Kinathukadavu is a panchayat town in Coimbatore district in the Indian state of Tamil Nadu. It is located in the north-western part of the state, and is the headquarters of the Kinathukadavu taluk. Spread across an area of 8.69 km2, it had a population of 8,653 individuals as per the 2011 census.

== Geography and administration ==
Kinathukadavu is the headquarters of Kinathukadavu taluk of Coimbatore district in the Indian state of Tamil Nadu. Spread across an area of 8.69 km2, it is one of the 33 panchayat towns in the district. It is located in the western part of the state. The region has a tropical climate with hot summers and mild winters. The highest temperatures are recorded in April and May, with lowest recordings in December–January.

The town panchayat is headed by a chairperson, who is elected by the members, who are chosen through direct elections. The town forms part of the Kinathukadavu Assembly constituency that elects its member to the Tamil Nadu legislative assembly and the Pollachi Lok Sabha constituency that elects its member to the Parliament of India.

==Demographics==
As per the 2011 census, Kinathukadavu had a population of 8,653 individuals across 2,469 households. The population saw a marginal increase compared to the previous census in 2001 when8,651 inhabitants were registered.

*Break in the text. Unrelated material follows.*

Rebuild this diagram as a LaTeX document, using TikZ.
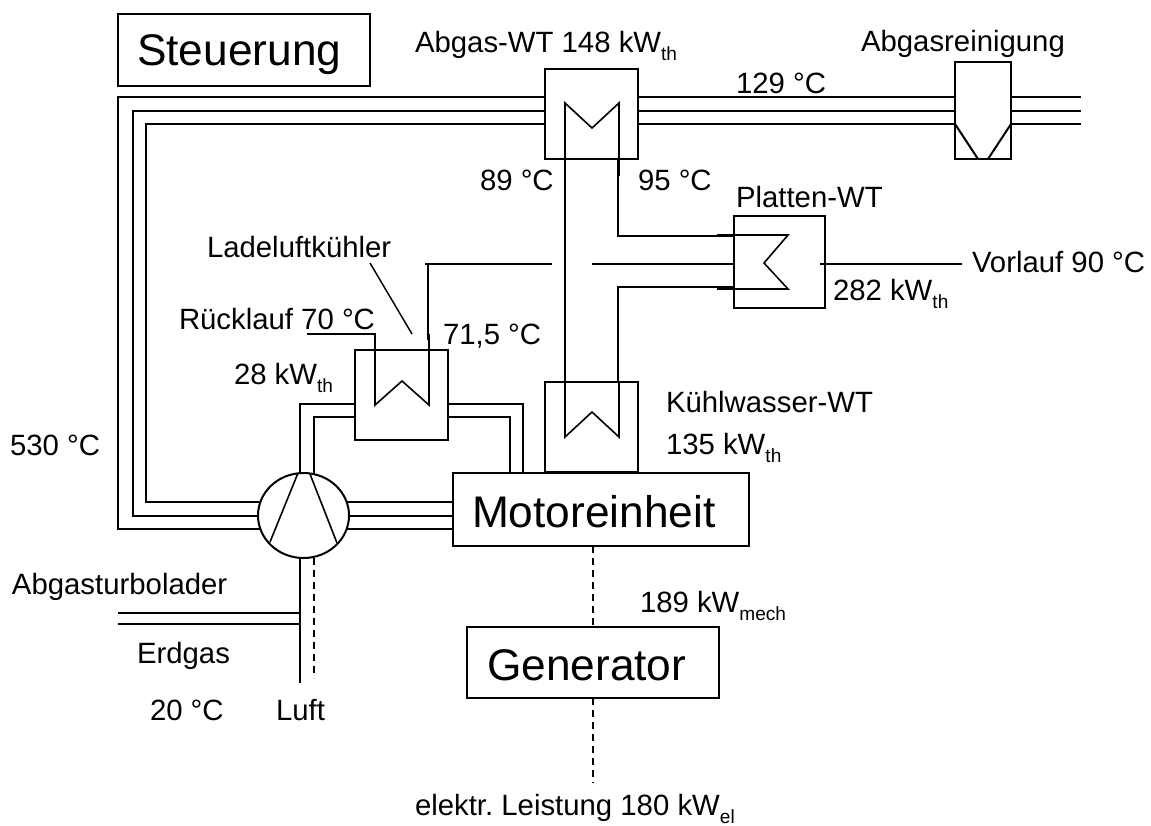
\documentclass[tikz,border=0pt]{standalone}
\usepackage{fontspec}
\usetikzlibrary{shapes.geometric}
\setmainfont{Liberation Sans}
\frenchspacing
\newcommand{\lowtxt}[1]{\raisebox{-6pt}{\fontsize{14.3}{16}\selectfont #1}}
\tikzset{
  lab/.style={anchor=base west,inner sep=0pt,outer sep=0pt,font=\fontsize{22}{26}\selectfont},
  biglab/.style={anchor=base west,inner sep=0pt,outer sep=0pt,font=\fontsize{33.2}{38}\selectfont},
  unit/.style={draw,rectangle,anchor=north west,inner sep=0pt,outer sep=0pt},
  pipe/.style={line join=miter},
  shaft/.style={dashed,dash pattern=on 5.5pt off 3.5pt}
}
\begin{document}
\begin{tikzpicture}[x=0.75pt,y=-0.75pt,line width=1.5pt]
\useasboundingbox (0,0) rectangle (1151,825);
% units
\node[unit,minimum width=189pt,minimum height=54pt] (steuer) at (118,14) {};
\node[unit,minimum width=69.75pt,minimum height=67.5pt] (abgaswt) at (545,69) {};
\node[unit,minimum width=42pt,minimum height=72.75pt] (reinig) at (955,62) {};
\node[unit,minimum width=68.25pt,minimum height=69pt] (platten) at (734,216) {};
\node[unit,minimum width=69.75pt,minimum height=67.5pt] (lade) at (355,350) {};
\node[unit,minimum width=69.75pt,minimum height=67.5pt] (kuehl) at (545,382) {};
\node[unit,minimum width=222pt,minimum height=54.75pt] (motor) at (453,473) {};
\node[unit,minimum width=189pt,minimum height=53.25pt] (gen) at (467,627) {};
\node[draw,ellipse,minimum width=68.25pt,minimum height=63.75pt,inner sep=0pt,outer sep=0pt] (atl) at (303.5,515.5) {};
% free ends
\coordinate (e1) at (1081,97);
\coordinate (e2) at (1081,111);
\coordinate (e3) at (1081,124);
\coordinate (gasA) at (118,613);
\coordinate (gasB) at (118,624);
\coordinate (airend) at (300,683);
\coordinate (airdash) at (314,678);
\coordinate (elout) at (593,783);
\coordinate (vorl) at (962,264);
% exhaust pipes turbo -> Abgas-WT
\draw[pipe] (260.5,529) -- (118,529) -- (118,97) -- (abgaswt.west |- 0,97);
\draw[pipe] (atl.west |- 0,516) -- (133,516) -- (133,111) -- (abgaswt.west |- 0,111);
\draw[pipe] (260.5,502) -- (146,502) -- (146,124) -- (abgaswt.west |- 0,124);
% Abgas-WT -> Reinigung -> out
\foreach \yy/\ee in {97/e1,111/e2,124/e3}{
  \draw (abgaswt.east |- 0,\yy) -- (reinig.west |- 0,\yy);
  \draw (reinig.east |- 0,\yy) -- (\ee);
}
\draw (reinig.west |- 0,124) -- (978,159);
\draw (reinig.east |- 0,124) -- (988,159);
% turbo -> motor
\draw (346.5,502) -- (motor.west |- 0,502);
\draw (atl.east |- 0,516) -- (motor.west |- 0,516);
\draw (346.5,529) -- (motor.west |- 0,529);
% turbo -> Ladeluft -> motor
\draw[pipe] (300,474) -- (300,404) -- (lade.west |- 0,404);
\draw[pipe] (314,475) -- (314,417) -- (lade.west |- 0,417);
\draw[pipe] (lade.east |- 0,404) -- (523,404) -- (523 ,473);
\draw[pipe] (lade.east |- 0,417) -- (510,417) -- (510 ,473);
% coil Abgas-WT
\draw[pipe,line width=1.2pt] (565,382) -- (565,103) -- (592,128) -- (619,103) -- (619,176);
\draw[pipe] (618,159) -- (618,236) -- (734,236);
% coil Platten-WT
\draw[pipe,line width=1.2pt] (717,235) -- (788,235) -- (764,263) -- (788,289) -- (717,289);
\draw[pipe] (platten.west |- 0,287) -- (618,287) -- (618,382);
\draw[pipe] (425,264) -- (552,264);
\draw (592,264) -- (platten.west |- 0,264);
\draw (820,264) -- (vorl);
% coil Kuehlwasser
\draw[pipe,line width=1.2pt] (565,382) -- (565,437) -- (592,412) -- (619,437) -- (619,382);
% coil Ladeluft
\draw[pipe,line width=1.2pt] (307,334) -- (375,334) -- (375,405) -- (402,381) -- (429,405) -- (429,334);
\draw (428,340) -- (428,264);
\draw[line width=1.1pt] (370,263) -- (412,334);
% turbine blades
\draw[line width=1.2pt] (298,473) -- (270,542);
\draw[line width=1.2pt] (310,474) -- (337,543);
% gas and air
\draw (atl.south -| 300,0) -- (airend);
\draw[shaft] (314,558) -- (airdash);
\draw (gasA) -- (300,613);
\draw (gasB) -- (300,624);
% shafts
\draw[shaft,line width=1.1pt] (motor.south -| 593,0) -- (gen.north -| 593,0);
\draw[shaft,line width=1.1pt] (gen.south -| 593,0) -- (elout);
% labels
\node[biglab] (tSteuer) at (137,65) {Steuerung};
\node[biglab] (tMotor) at (472,527) {Motoreinheit};
\node[biglab] (tGen) at (487,680) {Generator};
\node[lab] (t1) at (415,52) {Abgas-WT 148 kW\lowtxt{th}};
\node[lab] (t2) at (861,51) {Abgasreinigung};
\node[lab] (t3) at (736,93) {129 °C};
\node[lab] (t4) at (480,190) {89 °C};
\node[lab] (t5) at (638,190) {95 °C};
\node[lab] (t6) at (736,207) {Platten-WT};
\node[lab] (t7) at (972,272) {Vorlauf 90 °C};
\node[lab] (t8) at (833,300) {282 kW\lowtxt{th}};
\node[lab] (t9) at (207,257) {Ladeluftkühler};
\node[lab] (t10) at (179,329) {Rücklauf 70 °C};
\node[lab] (t11) at (443,344) {71,5 °C};
\node[lab] (t12) at (234,384) {28 kW\lowtxt{th}};
\node[lab] (t13) at (666,412) {Kühlwasser-WT};
\node[lab] (t14) at (666,454) {135 kW\lowtxt{th}};
\node[lab] (t15) at (10,455) {530 °C};
\node[lab] (t16) at (12,594) {Abgasturbolader};
\node[lab] (t17) at (137,663) {Erdgas};
\node[lab] (t18) at (150,720) {20 °C};
\node[lab] (t19) at (276,720) {Luft};
\node[lab] (t20) at (640,612) {189 kW\lowtxt{mech}};
\node[lab] (t21) at (415,815) {elektr. Leistung 180 kW\lowtxt{el}};
\end{tikzpicture}
\end{document}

The population consisted of 4,271
males and 4,382 females. About 737 individuals were below the age of six years. The entire population is classified as urban. The town has an average literacy rate of 82.9%. About 14.6% of the population belonged to scheduled castes.

About 42.9% of the eligible population were employed, of which majority were involved in agriculture and allied activities. In 2024, the Government of Tamil Nadu announced the establishment of an industrial part near the town. Hinduism was the majority religion which was followed by 92.1% of the population, with Christianity (5.5%) and Islam (2.3%) being minor religions.

==Transportation==
Kinathukadavu railway station is located 25 km from Coimbatore Junction in the Coimbatore–Pollachi line.